Givenchy haute couture by Alexander McQueen, Spring-Summer 1997
Estimate: £4,000 - £6,000
“I remember Lee starting at Givenchy very well — I did the contract for him. I was in the basement to the office where the studios were and we got a phone call from Louis Vuitton. We thought they wanted a meeting for him to make a handbag – so we went along to Mayfair, walked in, and they said: ‘we’d like you to do Givenchy’.
It became stressful at that point, because with it Lee was doing 10 collections a year. But he learnt stuff there — he loved the ability to create things without worrying about money.
This is a cocktail dress from his first Haute Couture collection for Givenchy, where everything was done in white. I remember him being really upset because everybody said ‘Oh, it doesn't doesn't make sense all white’. He said the whole point of Haute Couture is you can have any colour you like! It's not a ready to wear collection. He wanted to show a blank palette with the cuts and the concept. It didn’t go down very well, if the truth be known.”
'Dante' showpiece, Autumn-Winter 1996-97
Estimate: £800 - £1,200
“I don't think it was ever very clear what my job spec was — it was just clear you do everything. I let him do the design because he was so much better than I was. I remember leaving him at the pattern cutting table, and when I would come in in the morning and he would have created something start to finish overnight. That’s what he did with Dante. It was just amazing.”
'The Man Who Knew Too Much' showpiece, Autumn/Winter 2005-06
Estimate: £700 - £1,000
“This is the runway piece; the green chiffon dress from The Man Who Knew Too Much. We were doing the New York shop opening, and Lee was like, ‘Oh, wear this”’ I remember it was long on the runway, but he cut it short for me before we went out. He would also make me dye my hair to match my dresses — not green, but for the red ones.
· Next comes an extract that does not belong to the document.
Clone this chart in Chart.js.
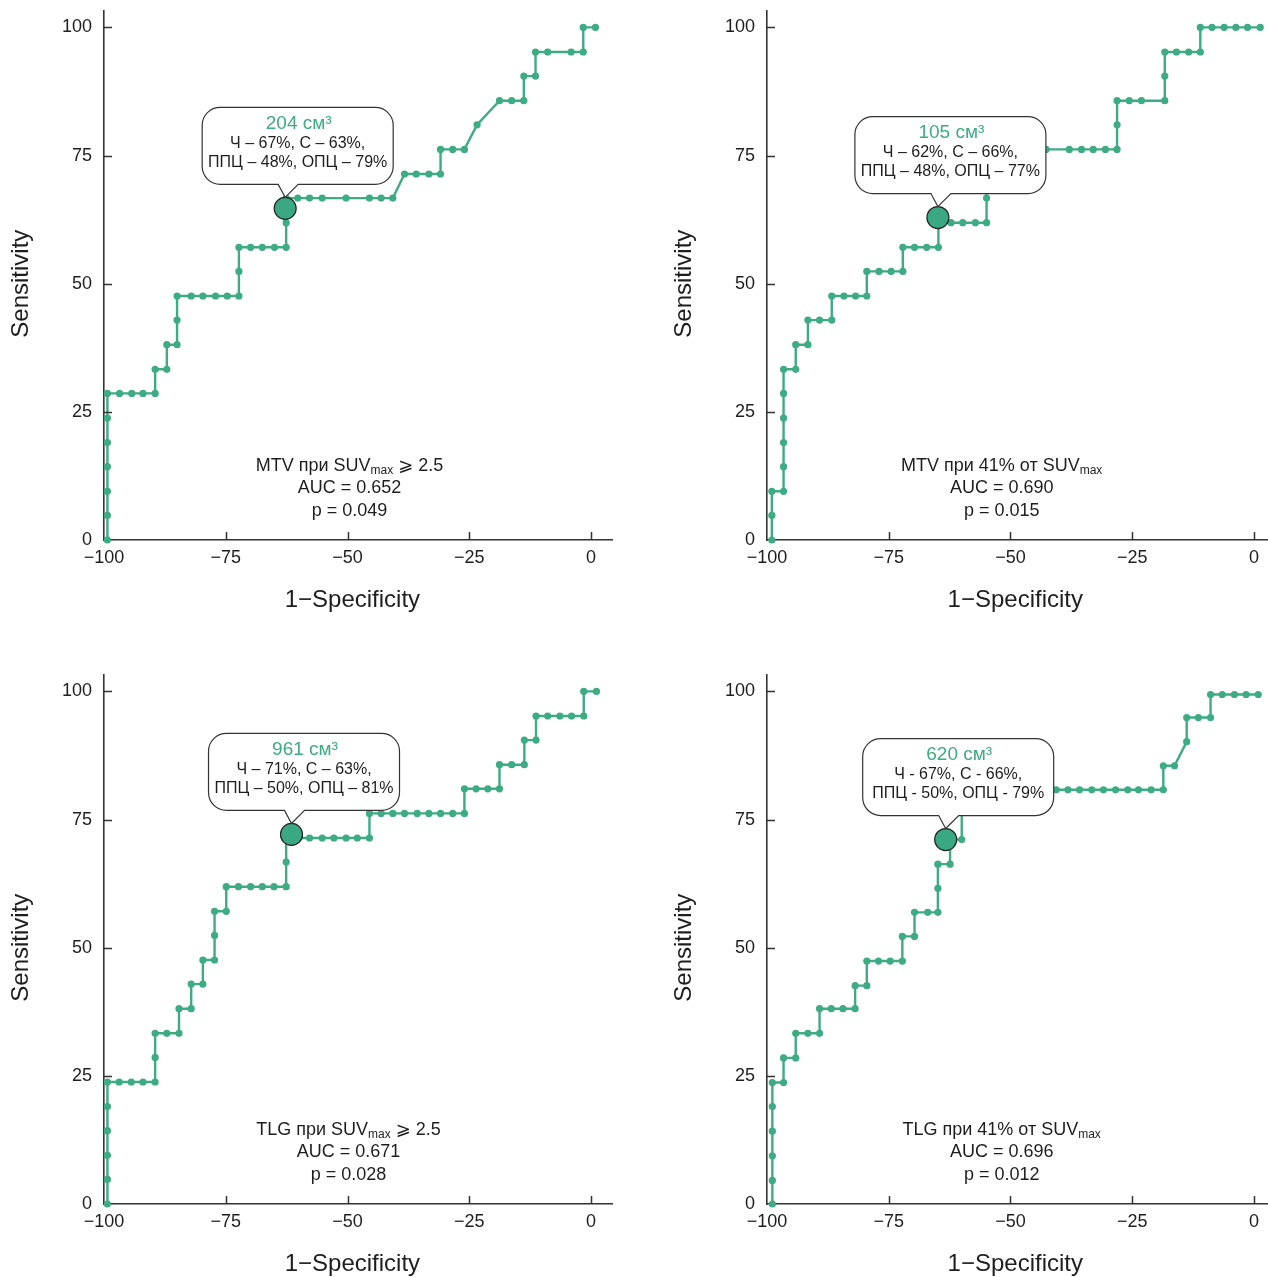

It was fun — I was going along with that.”
'Angels & Demons' showpiece, Autumn-Winter 2010-11
Estimate: £2,500 - £3,500
“I can't remember this period so clearly, it was such an emotional time [because the collection was shown posthumously, after McQueen’s death in 2010].
At that point, Lee had already worked on the pieces that were shown, and the thinking was: Don't add anything else. Let's just show it in its purity. I think everybody really wanted something from it, they are works of art — but I always wanted to wear the pieces, too. They were designed to make a woman feel strong. That was Lee's whole thing. He wanted women to stride into a room and for men to fear them.”